Menurut Muhammad Hudlari Bek, kekuasaan Bani Abbasiyah ada lima periode, yaitu :
  1. Periode kekuatan dan penuh karya, berlangsung 100 tahun (132-232 H/750-847 M) 
  2. Periode berkuasanya Mamalik Turki, berlangsung 102 tahun (232-334 H/847-945 M) 
  3. Periode berkuasanya raja- raja dinasti Buwaihi, berlangsung 113 tahun (334-447 H/945-1055 M) 4. 
  4. Periode berkuasanya raja- raja dinasti Saljuk, berlangsung 83 tahun (447-530 H/1005-1136 M) 
  5. Periode Bani Abbasiyah mendapat kembali pengaruh politiknya, berlangsung 126 tahun (530-656 H/1135-1258 M) Pada periode Pertama (132 H/750 M – 232 H/847 M), pemerintahan Bani Abbas mencapai masa keemasannya. 
Secara politis, para khalifah betul-betul tokoh yang kuat dan merupakan pusat kekuasaan politik dan agama sekaligus. Periode ini berhasil menyiapkan landasan bagi perkembangan filsafat dan ilmu pengetahuan dalam Islam. Namun, setelah periode pertama ini berakhir, pemerintah Bani Abbas mulai menurun dalam bidang politik. Meskipun filsafat dan ilmu pengetahuan terus berkembang. Masa pemerintahan Abu Al- Abbas, pendiri dinasti Abbasiyah, sangat singkat, yaitu dari tahun 750-754 M. Oleh karena itu, Pembina sebenarnya dari daulat Abbasiyah adalah peminpin selanjutnya yaitu :

Khalifah Abu Ja’far Al-Manshur (754-775 M). Dia dengan keras menghadapi lawan-lawannya dari Bani Umayyah, Khawarij, dan Syi’ah yang merasa dikucilkan dari kekuasaan. Untuk mengamankan kekuasaannya, tokoh-tokoh besar yang mungkin menjadi saingan baginya satu per satu disingkirkannya.

Abdullah bin Ali dan Shalih bin Ali, keduanya adalah pamannya sendiri yang ditunjuk sebagai gubernur oleh khalifah sebelumnya di Syria dan Mesir, karena tidak bersedia membaitnya, dibunuh oleh Abu Muslim Al-Khurasani atas perintah Abu Ja’far. Abu Muslim sendiri karena dikhawatirkan akan menjadi pesaing baginya, dihukum mati pada tahun 755 M. Selanjutnya, Abu Ja’far Al- Manshur melakukan perubahan mendasar bagi perkembangan dinasti Abbasiyyah sebagai Negara adikuasa di masa mendatang, yaitu : 
  1. Pada tahun 762 M, Abu memindahkan ibukota dari Damaskus ke Hasyimiyah, kemudian dipindahkan lagi ke Baghdad dekat dengan Ctesiphon, bekas ibu kota Persia.
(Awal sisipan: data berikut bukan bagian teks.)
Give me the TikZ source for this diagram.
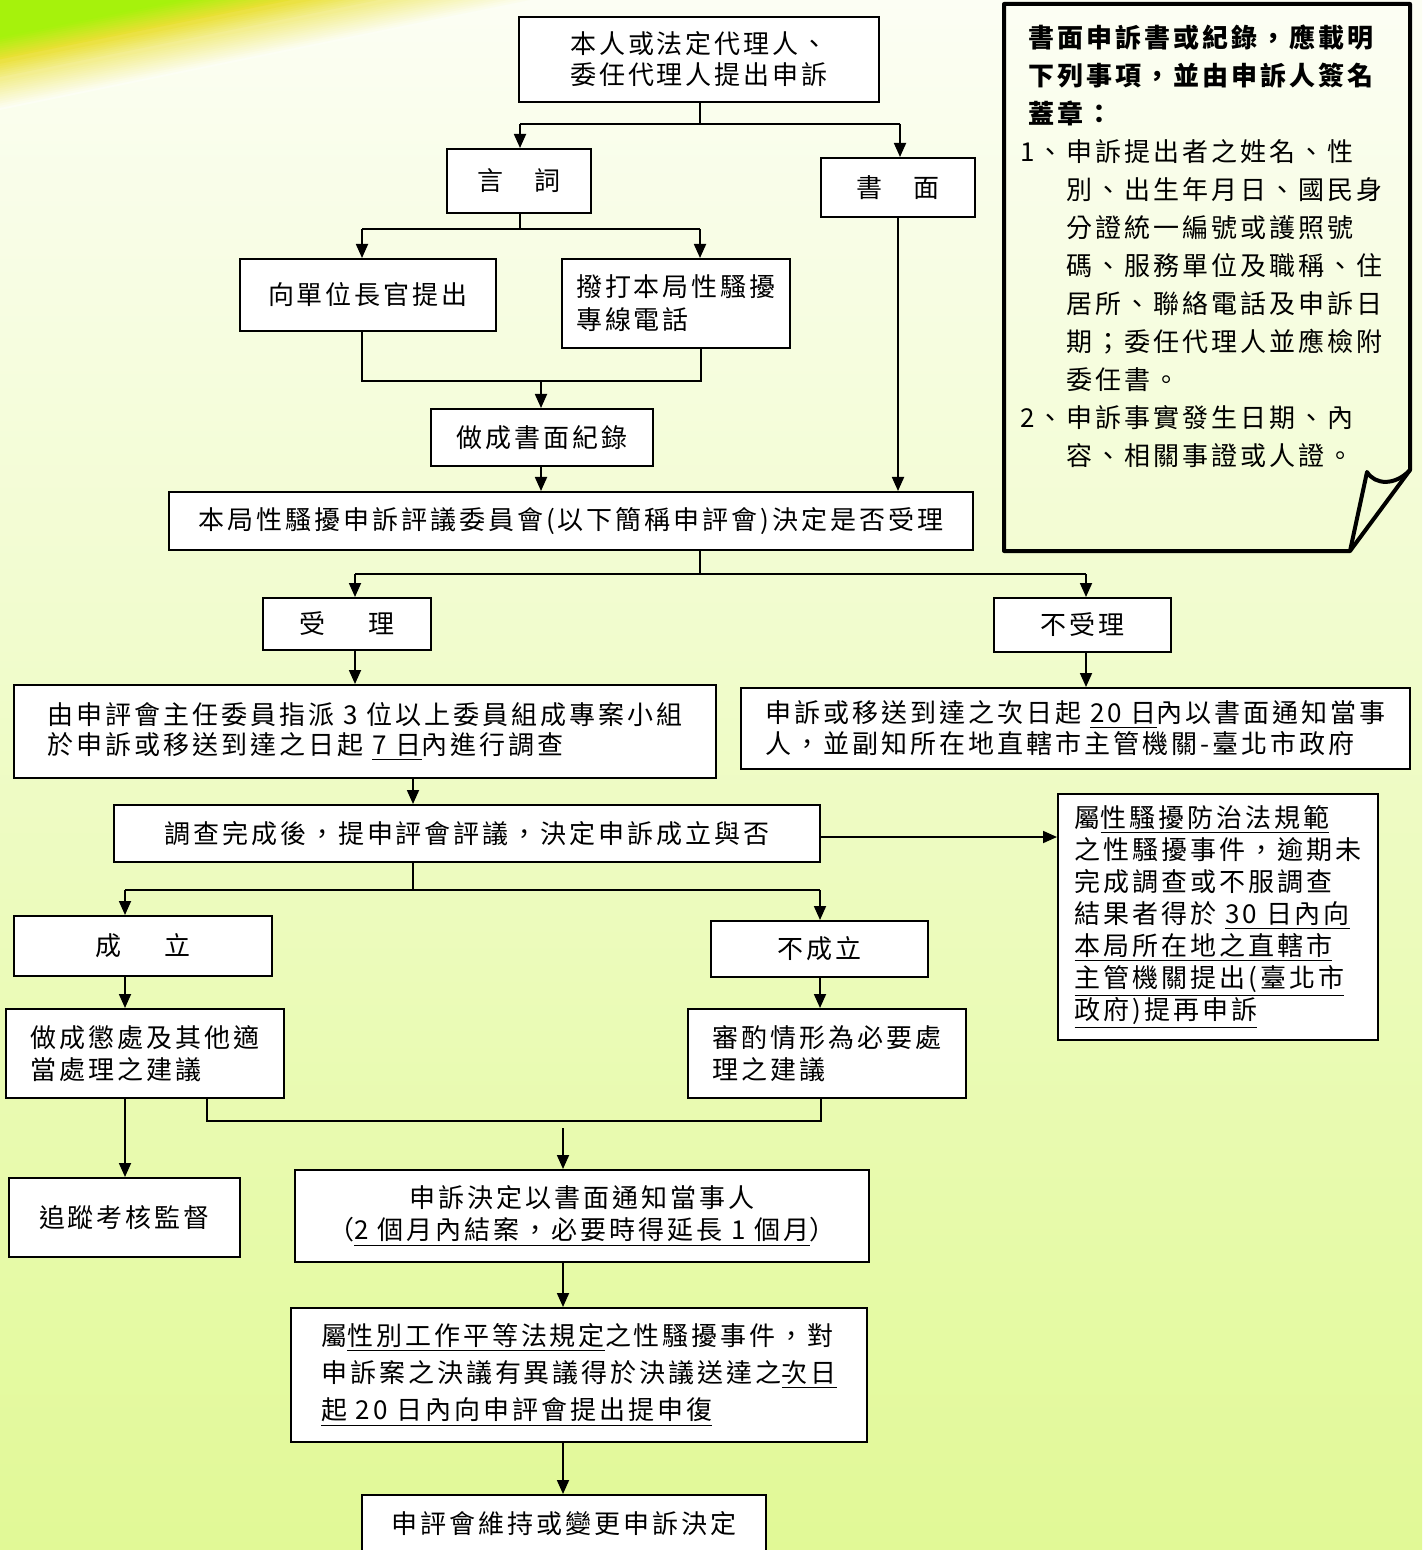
\documentclass[tikz,border=0pt]{standalone}
\usepackage{fontspec}
\setmainfont{Noto Sans CJK TC}[LetterSpace=11.5]
\usetikzlibrary{arrows.meta}
\definecolor{bgtop}{HTML}{FCFEF4}
\definecolor{bgmid}{HTML}{F1FBD2}
\definecolor{bgbot}{HTML}{E1F996}
\definecolor{limec}{HTML}{A6F20C}
\definecolor{goldc}{HTML}{EAE034}
\begin{document}
\begin{tikzpicture}[x=0.5pt,y=-0.5pt,
  box/.style={draw=black, line width=1pt, fill=white, inner sep=0pt, align=center, font=\fontsize{13}{16}\selectfont},
  lbox/.style={box, align=left},
  conn/.style={line width=0.9pt},
  arr/.style={conn, -{Triangle[length=7pt,width=6pt]}},
  notestyle/.style={line width=2pt, line join=round},
]
\useasboundingbox (0,0) rectangle (1422,1550);
\clip (0,0) rectangle (1422,1550);
% background
\shade[top color=bgtop, middle color=bgmid, bottom color=bgbot] (0,0) rectangle (1422,1550);
% top-left swoosh: nested triangles
\foreach \t in {1.00,0.98,...,0.72}{
  \pgfmathtruncatemacro\p{(1-\t)/0.30*60}
  \fill[goldc!\p!bgtop] (0,0) -- ({540*\t},0) -- (0,{110*\t}) -- cycle;
}
\foreach \t in {0.70,0.68,...,0.56}{
  \pgfmathtruncatemacro\p{60+(0.70-\t)/0.15*40}
  \fill[goldc!\p!bgtop] (0,0) -- ({540*\t},0) -- (0,{110*\t}) -- cycle;
}
\foreach \t in {0.54,0.52,...,0.36}{
  \pgfmathtruncatemacro\p{(0.55-\t)/0.20*100}
  \fill[limec!\p!goldc] (0,0) -- ({540*\t},0) -- (0,{110*\t}) -- cycle;
}
\fill[limec] (0,0) -- ({540*0.34},0) -- (0,{110*0.34}) -- cycle;

% boxes
\node[box, minimum width=180pt, minimum height=42.5pt, font=\fontsize{13}{15.5}\selectfont] (top) at (699,59.5) {本人或法定代理人、\\委任代理人提出申訴};
\node[box, minimum width=72pt, minimum height=32pt] (yanci) at (519,181) {言　詞};
\node[box, minimum width=77pt, minimum height=29.5pt] (shumian) at (898,187.5) {書　面};
\node[box, minimum width=128pt, minimum height=36pt] (xiang) at (368,295) {向單位長官提出};
\node[lbox, minimum width=114pt, minimum height=44.5pt, font=\fontsize{13}{16.5}\selectfont] (boda) at (676,303.5) {撥打本局性騷擾\\專線電話};
\node[box, minimum width=111pt, minimum height=28.5pt] (zuocheng) at (542,437.5) {做成書面紀錄};
\node[box, minimum width=402pt, minimum height=29pt] (shenping) at (571,521) {本局性騷擾申訴評議委員會(以下簡稱申評會)決定是否受理};
\node[box, minimum width=84pt, minimum height=26pt] (shouli) at (347,624) {受\hspace{22pt}理};
\node[box, minimum width=88.5pt, minimum height=27pt] (bushouli) at (1082.5,625) {不受理};
\node[lbox, minimum width=351pt, minimum height=46.5pt, font=\fontsize{13}{15}\selectfont] (zhipai) at (365,731.5) {由申評會主任委員指派 3 位以上委員組成專案小組\\於申訴或移送到達之日起 \underline{7 日}內進行調查};
\node[lbox, minimum width=334.5pt, minimum height=40.5pt, font=\fontsize{13}{15.5}\selectfont] (tongzhi) at (1075.5,728.5) {申訴或移送到達之次日起 \underline{20 日}內以書面通知當事\\人，並副知所在地直轄市主管機關-臺北市政府};
\node[box, minimum width=353pt, minimum height=28.5pt] (diaocha) at (467,833.5) {調查完成後，提申評會評議，決定申訴成立與否};
\node[lbox, minimum width=160pt, minimum height=123pt] (fangzhi) at (1218,917) {屬\underline{性騷擾防治法規範}\\之性騷擾事件，逾期未\\完成調查或不服調查\\結果者得於 \underline{30 日內向}\\\underline{本局所在地之直轄市}\\\underline{主管機關提出(臺北市}\\\underline{政府)提再申訴}};
\node[box, minimum width=129pt, minimum height=30pt] (chengli) at (143,946) {成\hspace{22pt}立};
\node[box, minimum width=108.5pt, minimum height=28pt] (buchengli) at (819.5,949) {不成立};
\node[lbox, minimum width=139pt, minimum height=44.5pt] (chengchu) at (145,1053.5) {做成懲處及其他適\\當處理之建議};
\node[lbox, minimum width=139pt, minimum height=44.5pt] (shenzhuo) at (827,1053.5) {審酌情形為必要處\\理之建議};
\node[box, minimum width=115.5pt, minimum height=39.5pt] (zhuizong) at (124.5,1217.5) {追蹤考核監督};
\node[box, minimum width=287pt, minimum height=46pt] (jueding) at (582,1216) {申訴決定以書面通知當事人\\（\underline{2 個月內結案，必要時得延長 1 個月}）};
\node[lbox, minimum width=288pt, minimum height=67pt, font=\fontsize{13}{18.5}\selectfont] (xingbie) at (579,1375) {屬\underline{性別工作平等法規定}之性騷擾事件，對\\申訴案之決議有異議得於決議送達之\underline{次日}\\\underline{起 20 日內向申評會提出提申復}};
\node[box, minimum width=202pt, minimum height=29pt] (weichi) at (564,1524) {申評會維持或變更申訴決定};

% note box
\draw[notestyle] (1350,551) -- (1004,551) -- (1004,4) -- (1410,4) -- (1410,470) -- cycle;
\draw[notestyle] (1410,470) .. controls (1395,486) and (1375,485) .. (1367,472) -- (1350,551);
\node[anchor=north west, inner sep=0pt, align=left, font=\fontsize{13}{19}\selectfont] (note) at (1020,24) {%
\hspace*{4pt}\bfseries 書面申訴書或紀錄，應載明\\
\hspace*{4pt}\bfseries 下列事項，並由申訴人簽名\\
\hspace*{4pt}\bfseries 蓋章：\\
\makebox[23pt][l]{1、}申訴提出者之姓名、性\\
\hspace*{23pt}別、出生年月日、國民身\\
\hspace*{23pt}分證統一編號或護照號\\
\hspace*{23pt}碼、服務單位及職稱、住\\
\hspace*{23pt}居所、聯絡電話及申訴日\\
\hspace*{23pt}期；委任代理人並應檢附\\
\hspace*{23pt}委任書。\\
\makebox[23pt][l]{2、}申訴事實發生日期、內\\
\hspace*{23pt}容、相關事證或人證。};

% connectors
\coordinate (j1) at (700,124);
\coordinate (j1l) at (520,124);
\coordinate (j1r) at (900,124);
\draw[conn] (top.south -| j1) -- (j1);
\draw[conn] (j1l) -- (j1r);
\draw[arr] (j1l) -- (yanci.north -| j1l);
\draw[arr] (j1r) -- (shumian.north -| j1r);

\coordinate (j2) at (520,229);
\coordinate (j2l) at (362,229);
\coordinate (j2r) at (700,229);
\draw[conn] (yanci.south -| j2) -- (j2);
\draw[conn] (j2l) -- (j2r);
\draw[arr] (j2l) -- (xiang.north -| j2l);
\draw[arr] (j2r) -- (boda.north -| j2r);

\coordinate (m1l) at (362,381);
\coordinate (m1r) at (701,381);
\coordinate (m1) at (541,381);
\draw[conn] (xiang.south -| m1l) -- (m1l) -- (m1r) -- (boda.south -| m1r);
\draw[arr] (m1) -- (zuocheng.north -| m1);
\draw[arr] (zuocheng.south -| m1) -- (shenping.north -| m1);
\draw[arr] (shumian.south) -- (shenping.north -| shumian.south);

\coordinate (j3) at (700,574);
\coordinate (j3l) at (355,574);
\coordinate (j3r) at (1086,574);
\draw[conn] (shenping.south -| j3) -- (j3);
\draw[conn] (j3l) -- (j3r);
\draw[arr] (j3l) -- (shouli.north -| j3l);
\draw[arr] (j3r) -- (bushouli.north -| j3r);
\draw[arr] (shouli.south -| j3l) -- (zhipai.north -| j3l);
\draw[arr] (bushouli.south -| j3r) -- (tongzhi.north -| j3r);

\coordinate (x413) at (413,890);
\coordinate (y837) at (0,837);
\draw[arr] (zhipai.south -| x413) -- (diaocha.north -| x413);
\draw[arr] (diaocha.east |- y837) -- (fangzhi.west |- y837);
\draw[conn] (diaocha.south -| x413) -- (x413);
\coordinate (j4l) at (125,890);
\coordinate (j4r) at (820,890);
\draw[conn] (j4l) -- (j4r);
\draw[arr] (j4l) -- (chengli.north -| j4l);
\draw[arr] (j4r) -- (buchengli.north -| j4r);
\draw[arr] (chengli.south -| j4l) -- (chengchu.north -| j4l);
\draw[arr] (buchengli.south -| j4r) -- (shenzhuo.north -| j4r);
\draw[arr] (chengchu.south -| j4l) -- (zhuizong.north -| j4l);

\coordinate (m2l) at (207,1121);
\coordinate (m2r) at (821,1121);
\coordinate (m2) at (563,1128);
\draw[conn] (chengchu.south -| m2l) -- (m2l) -- (m2r) -- (shenzhuo.south -| m2r);
\draw[arr] (m2) -- (jueding.north -| m2);
\draw[arr] (jueding.south -| m2) -- (xingbie.north -| m2);
\draw[arr] (xingbie.south -| m2) -- (weichi.north -| m2);
\end{tikzpicture}
\end{document}
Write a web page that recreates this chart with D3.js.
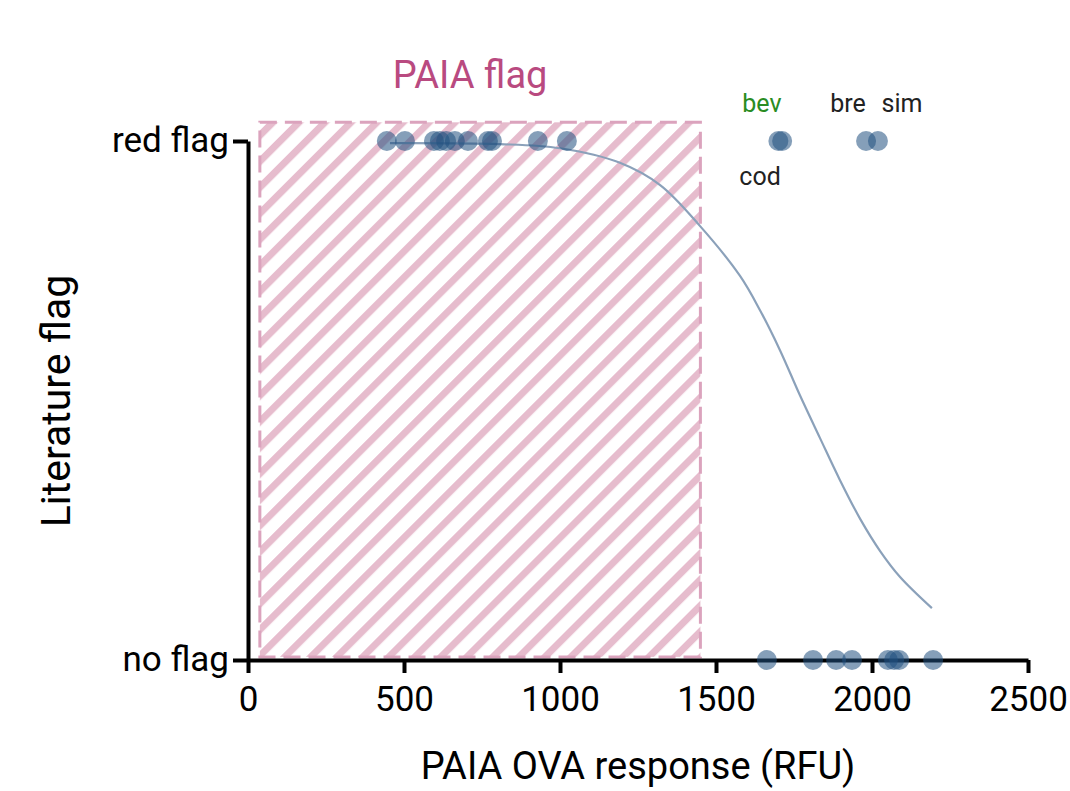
<!DOCTYPE html>
<html>
<head>
<meta charset="utf-8">
<script src="https://cdn.jsdelivr.net/npm/d3@7"></script>
<style>
  body { margin: 0; background: #fff; }
  text { font-family: Roboto, "DejaVu Sans", sans-serif; }
</style>
</head>
<body>
<script>
// valori
const redFlagRfu = [445, 503, 596, 615, 635, 663, 705, 769, 782, 929, 1022, 1700, 1712, 1981, 2019];
const noFlagRfu = [1663, 1811, 1885, 1936, 2051, 2071, 2087, 2196];

// curva di fit (probabilita' di red flag)
const fitRfu = [455, 808, 1000, 1192, 1321, 1449, 1577, 1641, 1705, 1769, 1833, 1897, 1962, 2026, 2090, 2192];
const fitProb = [0.996, 0.994, 0.986, 0.958, 0.915, 0.836, 0.740, 0.674, 0.597, 0.510, 0.428, 0.347, 0.272, 0.210, 0.160, 0.100];

// zona PAIA flag
const paiaRange = [38, 1450];
const paiaProb = [0.006, 1.036];

const xTicks = [0, 500, 1000, 1500, 2000, 2500];
const yTicks = [0, 1];
const yTickLabels = ["no flag", "red flag"];

const annotations = [
  { text: "bev", rfu: 1705, side: "top", color: "#2a8c22" },
  { text: "cod", rfu: 1699, side: "bottom", color: "#222" },
  { text: "bre", rfu: 1981, side: "top", color: "#222" },
  { text: "sim", rfu: 2154, side: "top", color: "#222" }
];

const width = 1070, height = 791;

var svg = d3.select("body")
  .append("svg")
  .attr("width", width)
  .attr("height", height);

var x = d3.scaleLinear().domain([0, 2500]).range([248, 1028]);
var y = d3.scaleLinear().domain([0, 1]).range([660, 141]);

// pattern a righe diagonali
var defs = svg.append("defs");
var pat = defs.append("pattern")
  .attr("id", "hatch")
  .attr("patternUnits", "userSpaceOnUse")
  .attr("width", 18.4)
  .attr("height", 18.4)
  .attr("patternTransform", "rotate(45)");
pat.append("rect")
  .attr("x", 0).attr("y", 0)
  .attr("width", 7).attr("height", 18.4)
  .attr("fill", "#e6bccd");

svg.append("rect")
  .attr("x", x(paiaRange[0]))
  .attr("y", y(paiaProb[1]))
  .attr("width", x(paiaRange[1]) - x(paiaRange[0]))
  .attr("height", y(paiaProb[0]) - y(paiaProb[1]))
  .attr("fill", "url(#hatch)")
  .attr("stroke", "#dba3bd")
  .attr("stroke-width", 3)
  .attr("stroke-dasharray", "17 8");

svg.append("text")
  .attr("x", x((paiaRange[0] + paiaRange[1]) / 2) - 10)
  .attr("y", 88)
  .attr("text-anchor", "middle")
  .attr("font-size", 38)
  .attr("fill", "#b94a80")
  .text("PAIA flag");

// curva
var line = d3.line()
  .x(d => x(d[0]))
  .y(d => y(d[1]))
  .curve(d3.curveCatmullRom.alpha(0.5));

svg.append("path")
  .datum(fitRfu.map((v, i) => [v, fitProb[i]]))
  .attr("d", line)
  .attr("fill", "none")
  .attr("stroke", "#8ba1ba")
  .attr("stroke-width", 2.2);

// assi
var xAxis = svg.append("g")
  .attr("transform", "translate(0," + y(0) + ")")
  .call(d3.axisBottom(x).tickValues(xTicks).tickSize(13).tickSizeOuter(0).tickPadding(12)
    .tickFormat(d3.format("d")));

var yAxis = svg.append("g")
  .attr("transform", "translate(" + x(0) + ",0)")
  .call(d3.axisLeft(y).tickValues(yTicks).tickSize(15).tickSizeOuter(0).tickPadding(4)
    .tickFormat((d, i) => yTickLabels[i]));

[xAxis, yAxis].forEach(function (g) {
  g.select(".domain").attr("stroke", "#000").attr("stroke-width", 4);
  g.selectAll(".tick line").attr("stroke", "#000").attr("stroke-width", 4);
  g.selectAll(".tick text").attr("fill", "#000").attr("font-size", 35)
    .style("font-family", "Roboto, sans-serif");
});
yAxis.selectAll(".tick text").attr("dy", "0.3em");
xAxis.selectAll(".tick text").attr("dy", "0.75em");

// punti
var dots = redFlagRfu.map(v => [v, 1]).concat(noFlagRfu.map(v => [v, 0]));
svg.append("g")
  .selectAll("circle")
  .data(dots)
  .enter()
  .append("circle")
  .attr("cx", d => x(d[0]))
  .attr("cy", d => y(d[1]))
  .attr("r", 10)
  .attr("fill", "#215080")
  .attr("fill-opacity", 0.55);

// etichette
svg.append("g")
  .selectAll("text")
  .data(annotations)
  .enter()
  .append("text")
  .attr("x", d => x(d.rfu) - 18)
  .attr("y", d => d.side == "top" ? y(1) - 29 : y(1) + 44)
  .attr("text-anchor", "middle")
  .attr("font-size", 25)
  .attr("fill", d => d.color)
  .text(d => d.text);

// titoli degli assi
svg.append("text")
  .attr("x", 638)
  .attr("y", 779)
  .attr("text-anchor", "middle")
  .attr("font-size", 38)
  .attr("fill", "#000")
  .text("PAIA OVA response (RFU)");

svg.append("text")
  .attr("transform", "translate(70,401) rotate(-90)")
  .attr("text-anchor", "middle")
  .attr("font-size", 41)
  .attr("fill", "#000")
  .text("Literature flag");
</script>
</body>
</html>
Dengan demikian, ibu kota pemerintahan dinasti Bani Abbas berada di tengah-tengah bangsa Persia.
  2. Mengangkat sejumlah personil atau aparat untuk menduduki jabatan di lembaga eksekutif dan yudikatif.
  3. Di bidang pemerintahan, Al- Manshur menciptakan tradisi baru dengan mengangkat wazir sebagai koordinator departemen. Wazir pertama yang diangkat adalah Khalid bin Barmak, berasal dari Balkh, Persia.
  4. Membentuk lembaga protokol Negara dan sekretaris Negara
  5. Membentuk kepolisian negara di samping membenahi angkatan bersenjata.
  6. Menunjuk Muhammad ibn Abd Al-Rahman sebagai hakim pada lembaga kehakiman negara.
  7. Jawatan pos yang sudah ada sejak masa dinasti Bani Umayyah di tingkatkan peranannya dengan tambahan tugas. Kalau dahulu hanya sekedar untuk mengantar surat, pada masa Al-Manshur, jawatan pos ditugaskan untuk menghimpun seluruh informasi di daerah-daerah, sehingga administrasi kenegaraan dapat berjalan lancar. Para direktur jawatan pos bertugas melaporkan tingkah laku gubernur setempat kepada khalifah.